GeMatrix<FullStorage<Complex> >     A(4,4);
DenseVector<Array<Complex> >        b(4);
DenseVector<Array<Complex> >        tau;
//DenseVector<Array<Complex> >      work;

A =  2,   3,  -1,   0,
-6,  -5,   0,   2,
2,  -5,   6,  -6,
4,   6,   2,  -3;
A *=I;

b = 20,
-33,
-43,
49;
b *= I;

cout << "A = " << A << endl;
cout << "b = " << b << endl;

lapack::lqf(A, tau);
// lapack::lqf(A, tau, work);

blas::sv(NoTrans, A.lower(), b);

lapack::unmlq(Left, ConjTrans, A, tau, b);
// lapack::unmlq(Left, ConjTrans, A, tau, b, work);

cout << "x = " << b << endl;
}

Compute the factorization $$A = LQ$$. Note that the workspace gets created implicitly and temporarily. So you might not want to do this inside a loop.

lapack::lqf(A, tau);
// lapack::lqf(A, tau, work);

Solve $$L u = b$$. Vector $$b$$ gets overwritten with $$u$$.

blas::sv(NoTrans, A.lower(), b);

Compute $$x = Q^T u$$. Vector $$b$$ gets overwritten with $$x$$.

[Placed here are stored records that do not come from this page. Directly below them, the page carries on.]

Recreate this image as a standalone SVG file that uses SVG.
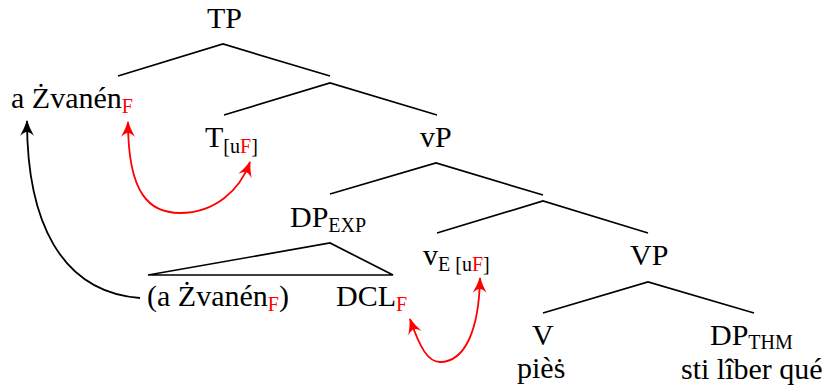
<svg xmlns="http://www.w3.org/2000/svg" width="833" height="390" viewBox="0 0 833 390">
<style>
text{font-size:30px;fill:#000}
.s{font-size:20px}
.r{fill:#ff0000}
.e{stroke:#000;stroke-width:1.7;fill:none}
.ar{stroke:#000;stroke-width:1.8;fill:none}
.ar.red{stroke:#ff0000}
</style>
<defs>
<marker id="hb" viewBox="-18 -9 20 18" refX="0" refY="0" markerWidth="20" markerHeight="18" markerUnits="userSpaceOnUse" orient="auto-start-reverse">
<path d="M1,0 Q-7,-2.5 -15,-7 Q-11,-3 -11,0 Q-11,3 -15,7 Q-7,2.5 1,0 Z" fill="#000"/>
</marker>
<marker id="hr" viewBox="-18 -9 20 18" refX="0" refY="0" markerWidth="20" markerHeight="18" markerUnits="userSpaceOnUse" orient="auto-start-reverse">
<path d="M1,0 Q-7,-2.5 -15,-7 Q-11,-3 -11,0 Q-11,3 -15,7 Q-7,2.5 1,0 Z" fill="#ff0000"/>
</marker>
</defs>
<g id="connectors">
<path class="e" d="M118,76 L223,44 L330,76"/>
<path class="e" d="M224,115 L330,83 L437,115"/>
<path class="e" d="M330,194 L436,163 L543,195"/>
<path class="e" d="M148,275 L330,243 L393,275 Z"/>
<path class="e" d="M437,233 L543,201 L648,233"/>
<path class="e" d="M543,313 L648,282 L754,313"/>
<path class="ar" marker-end="url(#hb)" d="M140,298 C60,292 27,220 27,121"/>
<path class="ar red" marker-start="url(#hr)" marker-end="url(#hr)" d="M128,122 C128,195 150,213 180,213 C215,213 240,190 250,162"/>
<path class="ar red" marker-start="url(#hr)" marker-end="url(#hr)" d="M410,319 C420,348 428,362 440,362 C465,362 479,330 480,278"/>
</g>
<g font-family="'Liberation Serif', 'Times New Roman', serif">
<g id="TP"><text x="207" y="28">TP</text></g>
<g id="aZvanen"><text x="11" y="108">a Żvanén<tspan class="s r" dy="5">F</tspan></text></g>
<g id="T"><text x="205" y="147">T<tspan class="s" dy="6">[u<tspan class="r">F</tspan>]</tspan></text></g>
<g id="vP"><text x="420" y="147">vP</text></g>
<g id="DPEXP"><text x="290" y="227">DP<tspan class="s" dy="5">EXP</tspan></text></g>
<g id="aZvanen2"><text x="147" y="306">(a Żvanén<tspan class="s r" dy="5">F</tspan><tspan dy="-5">)</tspan></text></g>
<g id="DCL"><text x="336" y="306">DCL<tspan class="s r" dy="5">F</tspan></text></g>
<g id="vE"><text x="423" y="265">v<tspan class="s" dy="6">E [u<tspan class="r">F</tspan>]</tspan></text></g>
<g id="VP"><text x="630" y="265">VP</text></g>
<g id="V"><text x="532" y="345">V</text><text x="517" y="378">pièṡ</text></g>
<g id="DPTHM"><text x="710" y="345">DP<tspan class="s" dy="4">THM</tspan></text><text x="681" y="379">sti lîber qué</text></g>
</g>
</svg>
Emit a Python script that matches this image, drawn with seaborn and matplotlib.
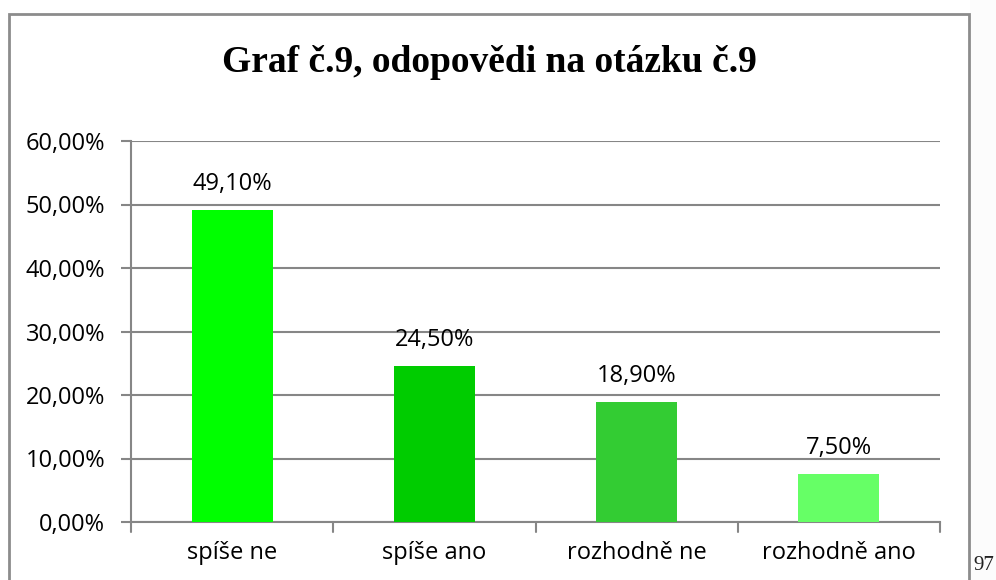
import matplotlib
matplotlib.use("Agg")
import matplotlib.pyplot as plt
import seaborn as sns
import pandas as pd
from matplotlib.patches import Rectangle

categories = ["spíše ne", "spíše ano", "rozhodně ne", "rozhodně ano"]
values = [49.10, 24.50, 18.90, 7.50]
colors = ["#00ff00", "#00cc00", "#33cc33", "#66ff66"]
yticks = [0, 10, 20, 30, 40, 50, 60]
title = "Graf č.9, odopovědi na otázku č.9"
page_number = "97"

sns.set_theme(style="white")
plt.rcParams['font.family'] = ['Open Sans', 'DejaVu Sans']

df = pd.DataFrame({"cat": categories, "val": values})

fig = plt.figure(figsize=(9.96, 5.80), dpi=100)
fig.patch.set_facecolor("white")

# light page margin on right
fig.patches.append(Rectangle((970/996, 0), 26/996, 1, transform=fig.transFigure,
                             facecolor="#fcfcfc", edgecolor="none", zorder=0))
# chart border
fig.patches.append(Rectangle((8.5/996, -0.05), (969-8.5)/996, 1.05 - 13.5/580,
                             transform=fig.transFigure, facecolor="none",
                             edgecolor="#8c8c8c", linewidth=2, zorder=1))

ax = fig.add_axes([131/996, 1 - 522/580, (940-131)/996, (522-141)/580])
sns.barplot(data=df, x="cat", y="val", hue="cat", palette=colors, legend=False,
            width=0.4, ax=ax, saturation=1, linewidth=0, edgecolor="none", zorder=3)

ax.set_ylim(0, 60)
ax.set_xlim(-0.5, 3.5)
ax.set_yticks(yticks)
ax.set_yticklabels([f"{v:.2f}".replace(".", ",") + "%" for v in yticks], fontsize=17)
ax.set_xticks(range(len(categories)))
ax.set_xticklabels(categories, fontsize=17)
ax.set_xlabel("")
ax.set_ylabel("")
ax.grid(axis="y", color="#868686", linewidth=1.5, zorder=0)
ax.set_axisbelow(True)
for s in ["top", "right"]:
    ax.spines[s].set_visible(False)
for s in ["left", "bottom"]:
    ax.spines[s].set_color("#868686")
    ax.spines[s].set_linewidth(1.5)
ax.tick_params(axis="y", length=7.5, width=1.5, color="#868686", left=True, pad=11, labelcolor="black")
ax.tick_params(axis="x", length=0, pad=14, labelcolor="black")
# boundary tick marks on x axis
for b in [-0.5, 0.5, 1.5, 2.5, 3.5]:
    ax.plot([b, b], [0, -1.5], color="#868686", linewidth=1.5, clip_on=False, zorder=4)

for i, v in enumerate(values):
    ax.text(i, v + 2.2, f"{v:.2f}".replace(".", ",") + "%", ha="center", va="bottom",
            fontsize=17, color="black")

fig.text(489/996, 1 - 63/580, title, ha="center", va="center", fontsize=27,
         fontweight="bold", family="Liberation Serif", color="black")
fig.text(984/996, 1 - 566/580, page_number, ha="center", va="center", fontsize=15,
         family="Liberation Serif", color="#222222")

fig.savefig("out.png", dpi=100, facecolor="white")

lapack::unmlq(Left, ConjTrans, A, tau, b);
// lapack::unmlq(Left, ConjTrans, A, tau, b, work);

### Compile

$shell> cd flens/examples$shell> g++ -DUSE_CXXLAPACK -framework vecLib -std=c++11 -Wall -I../.. -o lapack-complex-gelqf lapack-complex-gelqf.cc


### Run

$shell> cd flens/examples$shell> ./lapack-complex-gelqf
A =
(0,2)                        (0,3)                      (-0,-1)                        (0,0)
(-0,-6)                      (-0,-5)                        (0,0)                        (0,2)
(0,2)                      (-0,-5)                        (0,6)                      (-0,-6)
(0,4)                        (0,6)                        (0,2)                      (-0,-3)
b =
(0,20)                      (-0,-33)                      (-0,-43)                        (0,49)
x =
(1,8.88178e-16)              (9,-1.30045e-15)              (9,-1.94289e-15)              (9,-2.02977e-16)